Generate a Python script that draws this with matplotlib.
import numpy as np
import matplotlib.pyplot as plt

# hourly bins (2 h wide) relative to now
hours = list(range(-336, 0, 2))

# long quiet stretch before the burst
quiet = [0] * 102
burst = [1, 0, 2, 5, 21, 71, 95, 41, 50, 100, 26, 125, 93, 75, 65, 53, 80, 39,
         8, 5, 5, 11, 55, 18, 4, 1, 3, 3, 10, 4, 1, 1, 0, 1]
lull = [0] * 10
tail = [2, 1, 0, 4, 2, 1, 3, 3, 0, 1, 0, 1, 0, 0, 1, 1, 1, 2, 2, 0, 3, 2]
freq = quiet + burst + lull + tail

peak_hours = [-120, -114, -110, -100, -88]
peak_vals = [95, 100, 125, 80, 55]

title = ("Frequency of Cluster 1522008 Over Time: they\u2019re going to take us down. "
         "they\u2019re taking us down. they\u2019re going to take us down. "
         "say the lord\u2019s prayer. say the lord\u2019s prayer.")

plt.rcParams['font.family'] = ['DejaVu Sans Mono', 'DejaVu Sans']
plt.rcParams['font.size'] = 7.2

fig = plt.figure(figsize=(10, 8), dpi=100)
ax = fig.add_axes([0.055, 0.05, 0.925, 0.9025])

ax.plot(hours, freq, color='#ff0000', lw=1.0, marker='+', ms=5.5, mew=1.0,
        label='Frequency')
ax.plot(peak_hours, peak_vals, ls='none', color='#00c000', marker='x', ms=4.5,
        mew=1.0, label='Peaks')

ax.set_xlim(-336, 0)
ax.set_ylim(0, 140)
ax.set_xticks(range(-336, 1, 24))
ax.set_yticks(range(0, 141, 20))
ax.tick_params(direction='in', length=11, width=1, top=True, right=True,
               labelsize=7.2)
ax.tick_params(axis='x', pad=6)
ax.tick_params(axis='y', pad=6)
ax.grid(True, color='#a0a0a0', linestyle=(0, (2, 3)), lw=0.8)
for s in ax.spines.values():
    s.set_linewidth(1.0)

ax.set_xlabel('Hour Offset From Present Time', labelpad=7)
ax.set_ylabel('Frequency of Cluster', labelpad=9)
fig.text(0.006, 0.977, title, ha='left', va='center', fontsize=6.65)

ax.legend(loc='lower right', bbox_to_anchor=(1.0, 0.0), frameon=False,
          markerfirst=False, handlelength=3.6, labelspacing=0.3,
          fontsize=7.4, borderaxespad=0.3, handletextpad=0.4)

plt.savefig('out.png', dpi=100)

§ TASK
Give back the whole listing exactly as it reads.

§ FINISHED ANSWER
Generate a Python script that draws this with matplotlib.
import numpy as np
import matplotlib.pyplot as plt

# hourly bins (2 h wide) relative to now
hours = list(range(-336, 0, 2))

# long quiet stretch before the burst
quiet = [0] * 102
burst = [1, 0, 2, 5, 21, 71, 95, 41, 50, 100, 26, 125, 93, 75, 65, 53, 80, 39,
         8, 5, 5, 11, 55, 18, 4, 1, 3, 3, 10, 4, 1, 1, 0, 1]
lull = [0] * 10
tail = [2, 1, 0, 4, 2, 1, 3, 3, 0, 1, 0, 1, 0, 0, 1, 1, 1, 2, 2, 0, 3, 2]
freq = quiet + burst + lull + tail

peak_hours = [-120, -114, -110, -100, -88]
peak_vals = [95, 100, 125, 80, 55]

title = ("Frequency of Cluster 1522008 Over Time: they\u2019re going to take us down. "
         "they\u2019re taking us down. they\u2019re going to take us down. "
         "say the lord\u2019s prayer. say the lord\u2019s prayer.")

plt.rcParams['font.family'] = ['DejaVu Sans Mono', 'DejaVu Sans']
plt.rcParams['font.size'] = 7.2

fig = plt.figure(figsize=(10, 8), dpi=100)
ax = fig.add_axes([0.055, 0.05, 0.925, 0.9025])

ax.plot(hours, freq, color='#ff0000', lw=1.0, marker='+', ms=5.5, mew=1.0,
        label='Frequency')
ax.plot(peak_hours, peak_vals, ls='none', color='#00c000', marker='x', ms=4.5,
        mew=1.0, label='Peaks')

ax.set_xlim(-336, 0)
ax.set_ylim(0, 140)
ax.set_xticks(range(-336, 1, 24))
ax.set_yticks(range(0, 141, 20))
ax.tick_params(direction='in', length=11, width=1, top=True, right=True,
               labelsize=7.2)
ax.tick_params(axis='x', pad=6)
ax.tick_params(axis='y', pad=6)
ax.grid(True, color='#a0a0a0', linestyle=(0, (2, 3)), lw=0.8)
for s in ax.spines.values():
    s.set_linewidth(1.0)

ax.set_xlabel('Hour Offset From Present Time', labelpad=7)
ax.set_ylabel('Frequency of Cluster', labelpad=9)
fig.text(0.006, 0.977, title, ha='left', va='center', fontsize=6.65)

ax.legend(loc='lower right', bbox_to_anchor=(1.0, 0.0), frameon=False,
          markerfirst=False, handlelength=3.6, labelspacing=0.3,
          fontsize=7.4, borderaxespad=0.3, handletextpad=0.4)

plt.savefig('out.png', dpi=100)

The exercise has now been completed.